What you can skip: you don't need to install anything before starting NF0. The first module is the evidence landscape — concepts and methodology. Build the sensor VM when you reach NF1. Download PCAP lab packs as you reach each module.

How the course is structured

Every module from NF2 onward follows the Capture-Detect-Investigate methodology.

Objective header. The network investigation problem the subsection solves, the finding it produces, and the time estimate.

Diagram. Every subsection has an SVG diagram — the protocol flow, the attack sequence on the wire, the Zeek log schema, or the detection logic.

Worked investigations. Complete network investigations with real PCAP data — the raw evidence, the Zeek log entries, the Suricata alerts, the analysis, and the finding.

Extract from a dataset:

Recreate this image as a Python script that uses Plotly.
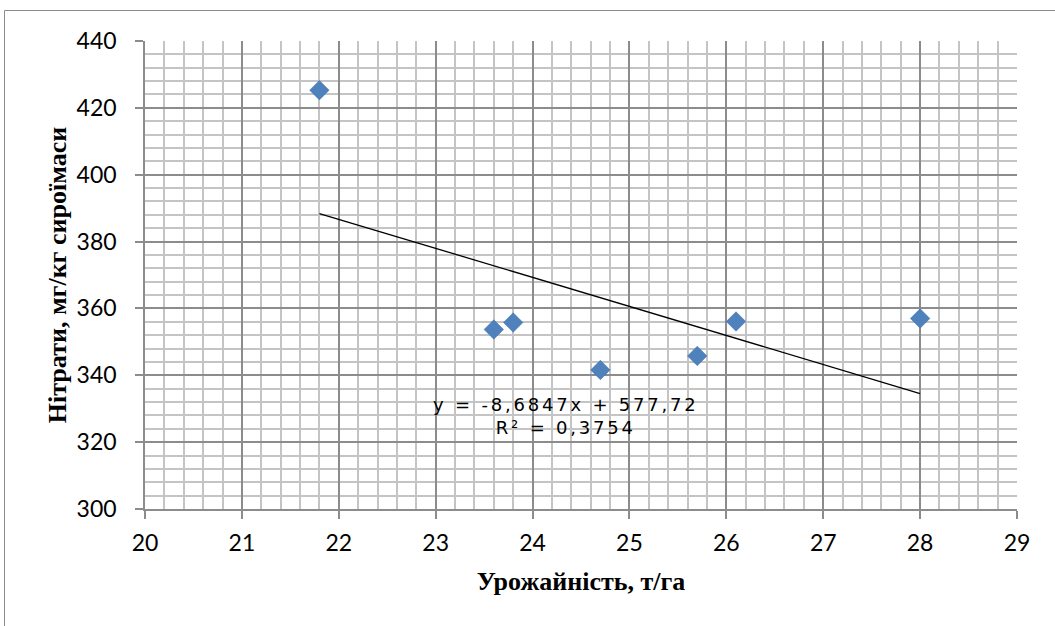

The learner sees exactly what the investigator sees.

Decision Point. Investigation judgment calls — is this traffic malicious or legitimate, does this DNS pattern indicate tunneling or a CDN, is this beacon interval C2 or a health check.

Try-it. Investigate the PCAP yourself. Four components: Setup (load the PCAP on your sensor), Task (find the specific evidence), Expected Result (the correct finding), and Debugging Branch (what to check if your analysis differs).

Compliance Myth. Network investigation misconceptions — "encryption makes network forensics useless," "we don't need PCAP if we have EDR," "NetFlow is sufficient for investigation."

Artifact footer. The operational artefact — a Zeek query, a Suricata signature, a BPF filter, an investigation checklist.

Module completion pattern. Each module has content subsections (eight to fourteen), a module summary, and a Check My Knowledge subsection with scenario-based questions. Protocol analysis modules (Phase 2) are the densest.

Time per phase

The course is self-paced. No cohorts, no deadlines, no streaks.

Phase 1 (NF0, NF1): Two to three evenings. NF0 is the evidence landscape and methodology (8 hours — the longest foundation module because it covers the full evidence taxonomy). NF1 is sensor build (3–4 hours).

Phase 2 (NF2–NF7): Five to seven weeks at five to eight hours per week. Six modules covering every investigative protocol. NF3 (DNS) and NF5 (SMB/Windows) are the longest modules.

Phase 3 (NF8–NF11): Three to four weeks. Four modules covering detection and hunting. NF9 (C2 detection) is the most intensive.

Phase 4 (NF12–NF14): Two to three weeks. Three modules including production architecture and the capstone. NF14 (capstone) requires a full weekend — a complete investigation with no guidance.

Full course at five to eight hours per week: twelve to eighteen weeks. This course pairs well with IR or Linux IR — investigating the same incidents from a different evidence source reinforces both disciplines.

Start here

Go to NF0.1 next. It establishes why network evidence matters by walking a scenario where endpoint evidence is incomplete — the attacker cleared the event logs, the memory was never captured, and the only evidence of the C2 channel and exfiltration volume is on the wire. The network saw everything the endpoint didn't.

After NF0.1, the remaining NF0 subsections cover the five network evidence types, the Capture-Detect-Investigate methodology, the NSM philosophy, the toolchain (Zeek, Suricata, tcpdump, Wireshark, NetworkMiner), the Northgate Engineering scenarios that thread through the course, and a scenario-based knowledge check.

Work through NF0 in order. The five evidence types and the Capture-Detect-Investigate methodology are the framework every subsequent module applies.